BIS found that, together, Singapore, Tokyo and Hong Kong now accounting for 21 percent of the sector, up from just 15 percent in 2013.

“Payments, FX and trade finance are the markers to watch for growth in RMB internationalisation,” said SWIFT Director of Securities Markets in the Asia-Pacific Alex Medana in 2014.

“The RMB is primarily used as a trade settlement currency, but it is worth nothing that the RMB is steadily making progress as an investment currency.”

The BIS survey shows that the renminbi has doubled its take of the global FX market, surpassing the Mexican peso as the most traded currency among those of developing nations.

Singapore is now the world’s third-largest FX market, surpassing China, data from the Triennial Central Bank Survey found.

The data revealed Singapore handled US$517 billion in forex and over-the-counter derivatives in April. A far cry from the UK’s US$2.4 trillion, it however represented a 35 percent increase. Meanwhile, volumes in the UK and US remain pretty much stagnant.

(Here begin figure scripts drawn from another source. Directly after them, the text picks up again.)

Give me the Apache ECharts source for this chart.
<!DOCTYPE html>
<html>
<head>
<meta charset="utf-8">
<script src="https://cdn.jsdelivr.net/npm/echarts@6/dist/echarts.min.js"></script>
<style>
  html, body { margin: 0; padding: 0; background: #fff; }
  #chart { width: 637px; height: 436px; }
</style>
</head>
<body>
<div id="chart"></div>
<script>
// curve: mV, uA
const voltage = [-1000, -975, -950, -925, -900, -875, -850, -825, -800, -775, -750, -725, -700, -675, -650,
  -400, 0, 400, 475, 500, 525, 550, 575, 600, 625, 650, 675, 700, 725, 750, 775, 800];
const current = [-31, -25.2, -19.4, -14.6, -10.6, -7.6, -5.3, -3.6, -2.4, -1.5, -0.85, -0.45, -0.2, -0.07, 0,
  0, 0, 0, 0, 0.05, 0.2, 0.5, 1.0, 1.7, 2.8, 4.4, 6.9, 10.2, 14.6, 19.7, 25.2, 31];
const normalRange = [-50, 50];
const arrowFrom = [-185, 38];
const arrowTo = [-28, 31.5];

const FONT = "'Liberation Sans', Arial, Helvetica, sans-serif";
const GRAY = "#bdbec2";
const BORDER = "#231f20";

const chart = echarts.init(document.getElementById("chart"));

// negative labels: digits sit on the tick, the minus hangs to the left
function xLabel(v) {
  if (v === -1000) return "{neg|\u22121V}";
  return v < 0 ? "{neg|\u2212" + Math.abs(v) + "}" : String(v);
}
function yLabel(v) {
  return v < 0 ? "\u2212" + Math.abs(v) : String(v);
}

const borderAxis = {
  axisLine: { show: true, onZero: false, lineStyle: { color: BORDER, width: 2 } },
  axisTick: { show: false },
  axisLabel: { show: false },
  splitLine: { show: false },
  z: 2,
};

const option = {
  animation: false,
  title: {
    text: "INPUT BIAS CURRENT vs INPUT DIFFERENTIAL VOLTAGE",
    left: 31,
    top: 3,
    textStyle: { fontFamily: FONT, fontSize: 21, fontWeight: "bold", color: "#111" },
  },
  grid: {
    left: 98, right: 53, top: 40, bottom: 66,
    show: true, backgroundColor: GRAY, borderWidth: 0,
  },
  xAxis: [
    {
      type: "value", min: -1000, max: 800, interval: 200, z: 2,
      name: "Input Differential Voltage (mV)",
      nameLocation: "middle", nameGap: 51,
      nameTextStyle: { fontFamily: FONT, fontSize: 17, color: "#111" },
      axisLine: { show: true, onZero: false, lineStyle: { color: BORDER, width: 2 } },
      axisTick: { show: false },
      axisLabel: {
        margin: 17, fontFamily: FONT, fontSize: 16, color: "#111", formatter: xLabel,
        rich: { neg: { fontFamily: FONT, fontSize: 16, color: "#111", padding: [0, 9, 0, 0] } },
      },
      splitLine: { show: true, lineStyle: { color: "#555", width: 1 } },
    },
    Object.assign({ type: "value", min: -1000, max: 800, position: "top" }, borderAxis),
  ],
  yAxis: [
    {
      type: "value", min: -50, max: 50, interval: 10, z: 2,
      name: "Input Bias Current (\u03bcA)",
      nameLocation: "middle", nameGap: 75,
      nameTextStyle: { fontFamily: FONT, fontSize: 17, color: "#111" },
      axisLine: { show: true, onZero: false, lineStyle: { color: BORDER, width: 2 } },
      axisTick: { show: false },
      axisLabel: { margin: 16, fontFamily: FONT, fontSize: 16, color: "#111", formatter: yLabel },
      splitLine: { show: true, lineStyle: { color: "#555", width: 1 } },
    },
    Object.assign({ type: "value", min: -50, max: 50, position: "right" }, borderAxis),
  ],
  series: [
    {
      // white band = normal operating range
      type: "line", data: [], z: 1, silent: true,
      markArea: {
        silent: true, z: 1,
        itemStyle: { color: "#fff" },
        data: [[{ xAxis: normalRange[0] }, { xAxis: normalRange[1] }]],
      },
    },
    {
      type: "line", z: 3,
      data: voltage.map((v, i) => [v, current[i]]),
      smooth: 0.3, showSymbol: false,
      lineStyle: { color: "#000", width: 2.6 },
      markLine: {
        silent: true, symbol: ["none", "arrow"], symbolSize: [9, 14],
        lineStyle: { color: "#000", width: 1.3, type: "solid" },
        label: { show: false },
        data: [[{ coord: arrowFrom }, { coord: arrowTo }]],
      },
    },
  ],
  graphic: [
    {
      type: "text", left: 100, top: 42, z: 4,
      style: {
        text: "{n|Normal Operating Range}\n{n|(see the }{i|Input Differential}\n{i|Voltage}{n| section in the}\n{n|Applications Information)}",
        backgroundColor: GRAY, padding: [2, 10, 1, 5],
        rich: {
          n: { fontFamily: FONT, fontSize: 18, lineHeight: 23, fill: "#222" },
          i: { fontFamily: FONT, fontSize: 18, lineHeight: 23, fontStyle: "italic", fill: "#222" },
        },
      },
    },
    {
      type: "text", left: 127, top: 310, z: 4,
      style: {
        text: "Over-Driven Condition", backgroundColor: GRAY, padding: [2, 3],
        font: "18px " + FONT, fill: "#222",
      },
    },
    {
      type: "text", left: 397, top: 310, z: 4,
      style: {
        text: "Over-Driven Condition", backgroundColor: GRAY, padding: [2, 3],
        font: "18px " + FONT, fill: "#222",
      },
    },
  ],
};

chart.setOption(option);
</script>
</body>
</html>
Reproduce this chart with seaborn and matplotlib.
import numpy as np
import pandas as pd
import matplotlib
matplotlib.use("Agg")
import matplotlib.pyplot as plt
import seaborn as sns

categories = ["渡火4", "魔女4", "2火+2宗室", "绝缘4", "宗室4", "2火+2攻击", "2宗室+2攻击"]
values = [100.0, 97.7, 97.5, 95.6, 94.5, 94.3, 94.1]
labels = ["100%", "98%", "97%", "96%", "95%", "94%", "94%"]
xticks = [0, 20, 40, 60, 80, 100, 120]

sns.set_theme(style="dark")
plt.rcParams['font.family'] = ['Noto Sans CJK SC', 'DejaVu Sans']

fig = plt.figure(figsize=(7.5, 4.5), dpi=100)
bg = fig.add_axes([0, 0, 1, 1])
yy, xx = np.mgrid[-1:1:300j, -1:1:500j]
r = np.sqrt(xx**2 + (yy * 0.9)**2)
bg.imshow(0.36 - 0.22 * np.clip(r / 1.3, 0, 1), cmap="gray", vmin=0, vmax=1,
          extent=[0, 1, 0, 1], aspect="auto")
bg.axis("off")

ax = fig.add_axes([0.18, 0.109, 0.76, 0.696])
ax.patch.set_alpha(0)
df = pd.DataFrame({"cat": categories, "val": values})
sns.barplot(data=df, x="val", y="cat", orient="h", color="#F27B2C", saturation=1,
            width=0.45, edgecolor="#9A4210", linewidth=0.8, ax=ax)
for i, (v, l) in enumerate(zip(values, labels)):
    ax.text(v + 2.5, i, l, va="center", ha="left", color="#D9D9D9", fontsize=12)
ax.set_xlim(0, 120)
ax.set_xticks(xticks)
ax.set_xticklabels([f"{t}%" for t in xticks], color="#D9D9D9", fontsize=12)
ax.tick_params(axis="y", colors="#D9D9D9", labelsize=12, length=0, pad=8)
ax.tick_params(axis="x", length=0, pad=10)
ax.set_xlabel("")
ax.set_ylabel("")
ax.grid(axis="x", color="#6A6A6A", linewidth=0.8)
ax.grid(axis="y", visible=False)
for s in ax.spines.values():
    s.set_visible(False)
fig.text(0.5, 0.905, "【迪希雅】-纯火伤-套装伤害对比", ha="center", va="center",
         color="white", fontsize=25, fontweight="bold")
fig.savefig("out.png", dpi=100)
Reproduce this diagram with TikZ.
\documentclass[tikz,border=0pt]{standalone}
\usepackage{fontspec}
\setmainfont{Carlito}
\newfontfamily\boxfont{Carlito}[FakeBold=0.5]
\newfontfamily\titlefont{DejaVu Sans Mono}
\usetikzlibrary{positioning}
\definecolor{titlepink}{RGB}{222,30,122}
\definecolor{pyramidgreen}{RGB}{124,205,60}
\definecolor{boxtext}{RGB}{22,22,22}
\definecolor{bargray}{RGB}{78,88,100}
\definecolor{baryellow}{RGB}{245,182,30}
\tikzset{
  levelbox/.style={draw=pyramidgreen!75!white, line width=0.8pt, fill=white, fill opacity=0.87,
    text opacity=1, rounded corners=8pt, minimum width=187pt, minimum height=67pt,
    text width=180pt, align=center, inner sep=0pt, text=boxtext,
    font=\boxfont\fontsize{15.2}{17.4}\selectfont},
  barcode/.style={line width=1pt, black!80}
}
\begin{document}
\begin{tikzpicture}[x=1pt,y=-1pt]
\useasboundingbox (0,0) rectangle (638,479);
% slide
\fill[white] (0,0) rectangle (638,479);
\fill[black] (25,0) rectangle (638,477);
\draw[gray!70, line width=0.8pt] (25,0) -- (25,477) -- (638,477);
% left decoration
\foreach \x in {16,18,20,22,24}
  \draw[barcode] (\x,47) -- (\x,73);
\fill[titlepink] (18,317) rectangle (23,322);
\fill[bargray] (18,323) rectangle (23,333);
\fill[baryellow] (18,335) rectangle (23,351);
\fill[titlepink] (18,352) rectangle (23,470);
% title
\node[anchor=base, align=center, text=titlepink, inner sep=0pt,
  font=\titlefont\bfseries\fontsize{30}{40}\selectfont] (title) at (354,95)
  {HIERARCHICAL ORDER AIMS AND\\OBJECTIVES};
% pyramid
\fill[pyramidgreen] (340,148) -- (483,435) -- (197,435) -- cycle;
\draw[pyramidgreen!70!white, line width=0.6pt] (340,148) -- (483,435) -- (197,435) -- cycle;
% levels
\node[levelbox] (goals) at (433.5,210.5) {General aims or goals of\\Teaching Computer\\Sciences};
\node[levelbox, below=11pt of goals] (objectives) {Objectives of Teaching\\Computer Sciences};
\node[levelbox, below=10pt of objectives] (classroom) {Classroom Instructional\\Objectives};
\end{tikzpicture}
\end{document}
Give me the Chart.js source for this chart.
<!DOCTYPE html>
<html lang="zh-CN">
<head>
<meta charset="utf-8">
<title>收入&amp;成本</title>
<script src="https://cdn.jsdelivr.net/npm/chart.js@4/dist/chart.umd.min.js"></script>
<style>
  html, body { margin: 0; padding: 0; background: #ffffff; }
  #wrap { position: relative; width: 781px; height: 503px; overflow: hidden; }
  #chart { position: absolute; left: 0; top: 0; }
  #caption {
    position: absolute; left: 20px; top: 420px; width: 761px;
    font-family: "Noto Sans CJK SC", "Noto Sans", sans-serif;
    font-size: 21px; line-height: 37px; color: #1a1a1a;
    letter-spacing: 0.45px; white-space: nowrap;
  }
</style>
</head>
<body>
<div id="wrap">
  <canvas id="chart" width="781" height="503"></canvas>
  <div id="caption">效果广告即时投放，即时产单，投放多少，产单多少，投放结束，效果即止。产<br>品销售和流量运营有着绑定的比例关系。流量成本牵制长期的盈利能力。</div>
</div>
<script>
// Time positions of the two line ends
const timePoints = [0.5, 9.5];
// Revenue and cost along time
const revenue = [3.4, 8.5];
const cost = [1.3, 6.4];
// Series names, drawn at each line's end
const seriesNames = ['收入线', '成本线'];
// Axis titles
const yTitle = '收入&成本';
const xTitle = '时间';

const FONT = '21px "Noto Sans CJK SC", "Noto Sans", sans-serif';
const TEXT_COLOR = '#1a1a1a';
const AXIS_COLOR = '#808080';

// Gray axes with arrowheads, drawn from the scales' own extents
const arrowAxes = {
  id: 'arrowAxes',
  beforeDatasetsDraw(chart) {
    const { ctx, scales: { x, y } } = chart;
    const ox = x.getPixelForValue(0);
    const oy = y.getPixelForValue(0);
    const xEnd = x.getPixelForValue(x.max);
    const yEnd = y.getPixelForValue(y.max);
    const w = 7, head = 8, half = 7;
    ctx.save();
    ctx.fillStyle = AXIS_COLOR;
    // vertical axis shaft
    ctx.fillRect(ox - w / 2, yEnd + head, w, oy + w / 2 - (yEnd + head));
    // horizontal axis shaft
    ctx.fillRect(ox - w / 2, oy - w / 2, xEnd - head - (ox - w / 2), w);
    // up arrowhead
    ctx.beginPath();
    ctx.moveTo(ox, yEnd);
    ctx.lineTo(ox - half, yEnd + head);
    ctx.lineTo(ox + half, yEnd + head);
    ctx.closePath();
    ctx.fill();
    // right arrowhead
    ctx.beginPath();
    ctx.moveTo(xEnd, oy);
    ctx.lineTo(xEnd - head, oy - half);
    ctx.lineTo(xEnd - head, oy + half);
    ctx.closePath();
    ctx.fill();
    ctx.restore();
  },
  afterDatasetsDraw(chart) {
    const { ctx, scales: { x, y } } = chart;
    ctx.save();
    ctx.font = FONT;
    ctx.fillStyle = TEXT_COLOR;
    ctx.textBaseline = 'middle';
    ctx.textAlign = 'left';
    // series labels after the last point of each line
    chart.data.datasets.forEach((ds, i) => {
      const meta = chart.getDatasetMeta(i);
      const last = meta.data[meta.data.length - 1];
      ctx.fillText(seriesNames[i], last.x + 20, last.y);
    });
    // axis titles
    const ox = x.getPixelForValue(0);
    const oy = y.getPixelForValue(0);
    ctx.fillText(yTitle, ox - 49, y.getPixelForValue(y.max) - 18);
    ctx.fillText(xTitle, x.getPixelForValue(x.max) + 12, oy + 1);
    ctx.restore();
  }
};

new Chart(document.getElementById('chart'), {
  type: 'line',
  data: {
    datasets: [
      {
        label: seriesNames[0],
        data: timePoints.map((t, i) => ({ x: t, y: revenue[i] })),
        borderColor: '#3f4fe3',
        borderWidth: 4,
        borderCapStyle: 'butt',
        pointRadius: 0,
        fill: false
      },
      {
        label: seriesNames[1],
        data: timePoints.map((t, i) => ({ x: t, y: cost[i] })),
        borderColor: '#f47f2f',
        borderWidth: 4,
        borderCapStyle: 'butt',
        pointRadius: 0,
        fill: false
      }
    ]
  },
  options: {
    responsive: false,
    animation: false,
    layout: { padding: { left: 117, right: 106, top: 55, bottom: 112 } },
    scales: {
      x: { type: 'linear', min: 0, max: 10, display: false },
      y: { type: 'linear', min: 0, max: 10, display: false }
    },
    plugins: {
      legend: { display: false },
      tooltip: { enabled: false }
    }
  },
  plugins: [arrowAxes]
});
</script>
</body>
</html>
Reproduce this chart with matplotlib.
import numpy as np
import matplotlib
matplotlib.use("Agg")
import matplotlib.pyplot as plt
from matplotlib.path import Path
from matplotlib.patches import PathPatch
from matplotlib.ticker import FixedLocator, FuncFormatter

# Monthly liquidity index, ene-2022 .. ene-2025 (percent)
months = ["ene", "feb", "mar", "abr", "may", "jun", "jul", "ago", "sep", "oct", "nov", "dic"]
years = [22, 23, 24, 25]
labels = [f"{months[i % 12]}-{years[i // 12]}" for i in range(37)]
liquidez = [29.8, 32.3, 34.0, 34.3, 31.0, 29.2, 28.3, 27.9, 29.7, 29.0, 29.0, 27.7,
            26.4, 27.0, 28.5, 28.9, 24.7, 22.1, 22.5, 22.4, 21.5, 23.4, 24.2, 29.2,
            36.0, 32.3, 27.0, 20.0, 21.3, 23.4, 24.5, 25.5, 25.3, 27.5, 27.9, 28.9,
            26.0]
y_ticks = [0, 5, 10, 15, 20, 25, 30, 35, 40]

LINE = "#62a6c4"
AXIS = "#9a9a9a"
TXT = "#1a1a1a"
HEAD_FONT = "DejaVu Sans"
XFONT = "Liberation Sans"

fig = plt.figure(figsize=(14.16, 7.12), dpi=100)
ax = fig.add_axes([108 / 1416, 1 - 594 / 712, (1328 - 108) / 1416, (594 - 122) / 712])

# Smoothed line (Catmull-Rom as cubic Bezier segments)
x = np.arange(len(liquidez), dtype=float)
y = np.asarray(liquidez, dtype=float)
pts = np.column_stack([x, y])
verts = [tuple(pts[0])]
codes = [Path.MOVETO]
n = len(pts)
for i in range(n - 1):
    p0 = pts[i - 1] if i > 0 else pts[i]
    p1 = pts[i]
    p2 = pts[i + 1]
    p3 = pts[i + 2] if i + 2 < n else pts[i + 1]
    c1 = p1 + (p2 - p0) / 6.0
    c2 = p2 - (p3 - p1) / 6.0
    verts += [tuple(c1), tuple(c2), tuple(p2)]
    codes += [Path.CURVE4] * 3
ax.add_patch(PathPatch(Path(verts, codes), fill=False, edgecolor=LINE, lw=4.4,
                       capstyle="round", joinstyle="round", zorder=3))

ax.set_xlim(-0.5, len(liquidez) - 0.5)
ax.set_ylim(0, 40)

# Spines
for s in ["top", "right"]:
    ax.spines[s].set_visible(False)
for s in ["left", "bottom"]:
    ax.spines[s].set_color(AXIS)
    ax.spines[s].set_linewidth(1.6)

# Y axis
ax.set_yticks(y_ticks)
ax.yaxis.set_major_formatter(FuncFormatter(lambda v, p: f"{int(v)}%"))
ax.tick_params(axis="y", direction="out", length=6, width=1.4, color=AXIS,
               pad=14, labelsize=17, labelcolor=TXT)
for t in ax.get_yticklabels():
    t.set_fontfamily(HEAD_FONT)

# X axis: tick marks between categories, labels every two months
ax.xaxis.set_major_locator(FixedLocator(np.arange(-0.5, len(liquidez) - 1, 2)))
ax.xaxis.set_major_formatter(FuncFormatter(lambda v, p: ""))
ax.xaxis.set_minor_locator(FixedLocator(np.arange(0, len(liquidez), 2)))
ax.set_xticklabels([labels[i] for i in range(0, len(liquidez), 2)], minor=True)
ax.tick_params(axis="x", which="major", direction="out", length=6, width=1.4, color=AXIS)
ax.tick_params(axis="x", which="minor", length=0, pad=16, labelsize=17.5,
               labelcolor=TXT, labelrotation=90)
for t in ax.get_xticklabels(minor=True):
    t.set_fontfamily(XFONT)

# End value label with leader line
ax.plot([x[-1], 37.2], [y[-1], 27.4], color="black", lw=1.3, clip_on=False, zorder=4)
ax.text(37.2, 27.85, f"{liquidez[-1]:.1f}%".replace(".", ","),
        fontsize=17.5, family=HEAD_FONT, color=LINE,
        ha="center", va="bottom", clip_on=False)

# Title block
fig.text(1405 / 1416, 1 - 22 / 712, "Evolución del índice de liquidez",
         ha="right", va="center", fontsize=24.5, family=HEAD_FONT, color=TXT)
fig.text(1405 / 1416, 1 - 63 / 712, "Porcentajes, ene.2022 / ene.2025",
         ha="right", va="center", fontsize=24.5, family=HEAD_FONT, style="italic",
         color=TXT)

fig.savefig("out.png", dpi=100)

“Singapore is building on its role as the preeminent marketplace in Asia for global and regional banks, nonbank financial institutions and corporate treasurers to manage their FX risks,” said MAS Deputy Managing Director Jacqueline Loh.

“MAS is working with the industry to further enhance price discovery, liquidity and transparency in our FX market by strengthening electronic trading capabilities and anchoring market infrastructure.”

Singapore also beat out Tokyo as a top FX hub. The yuan, yen, sterling and South Korean won all recorded increases in forex trading, while the euro remained the only currency to see declines among the currencies traded in Singapore.